When everyone can build, the differentiator is understanding

I’ve spent the last decade in software — starting at an agency, growing a team, moving into engineering leadership, and eventually making a full transition into product management. Each stage felt like a natural progression at the time. Looking back, they trace a line that points somewhere interesting for anyone building software companies right now.
The observation is simple, and I think it has real implications for how startups should think about their edge: AI is making the cost of building software collapse. And when building gets cheap, the questions that were always important but easy to defer suddenly become the only ones that matter.
The arc
Agency work teaches you execution. You learn to translate a client’s request into something working, on time, within scope. The craft is real and the discipline is valuable. But the feedback loop is short and someone else is always defining the problem.
Moving into a product company — one with a real user base, real retention problems, real competitive pressure — changes the questions you’re allowed to ask. Suddenly “can we build this” is the easy part. The hard part is “should we, and for whom, and what does success actually look like.”
I was an advocate of product-minded engineering for years before I formally moved into product. The industry was already signaling it — shifting left, team topologies, product-led growth. The message underneath all of it was the same: the people closest to the code need to care about the outcome, not just the output. When I finally made the full transition to PM, it wasn’t a departure from engineering.

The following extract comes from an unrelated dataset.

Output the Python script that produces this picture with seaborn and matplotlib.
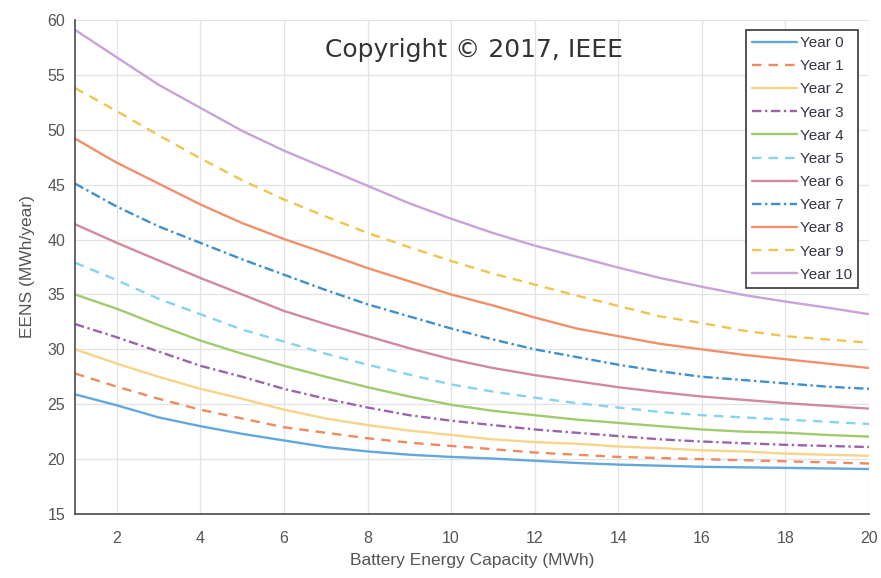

It was the logical conclusion of taking that idea seriously.
The shift that’s happening now
AI changes the economics of building faster than most org structures can respond to. A PM with a technical background can prototype a full interface before the first design review. An engineer can ship a feature that would have taken a sprint in an afternoon. A small team can now do what used to require a large one.
That sounds like good news — and it is, for execution. But it surfaces a problem the industry has been papering over for a long time: most teams are much better at building than they are at understanding what to build and why.
When building was expensive, being slow to validate an idea had a natural excuse. Now it doesn’t. The cost of exploring is low enough that there’s no reason not to test assumptions early, show prototypes before specs are written, and involve the people who understand the problem domain before a line of code is committed. The teams that do this well will move faster and waste less. The teams that use AI to simply execute faster will just build the wrong thing more efficiently.
The prediction
When every startup can spin up an app in a weekend, the product itself stops being the moat. The moat becomes the depth of understanding behind it — the domain knowledge, the user relationships, the judgment about which problem is worth solving and which solution actually fits.
This is not a new idea. It’s what good product thinking has always been about. What’s new is that AI is removing the last excuse for not doing it. The barrier was never really technical. It was always about whether teams were willing to slow down enough to understand the problem before rushing to solve it.
The companies that will differentiate in the next few years are the ones that treat that understanding as the actual work — and use AI to handle everything else.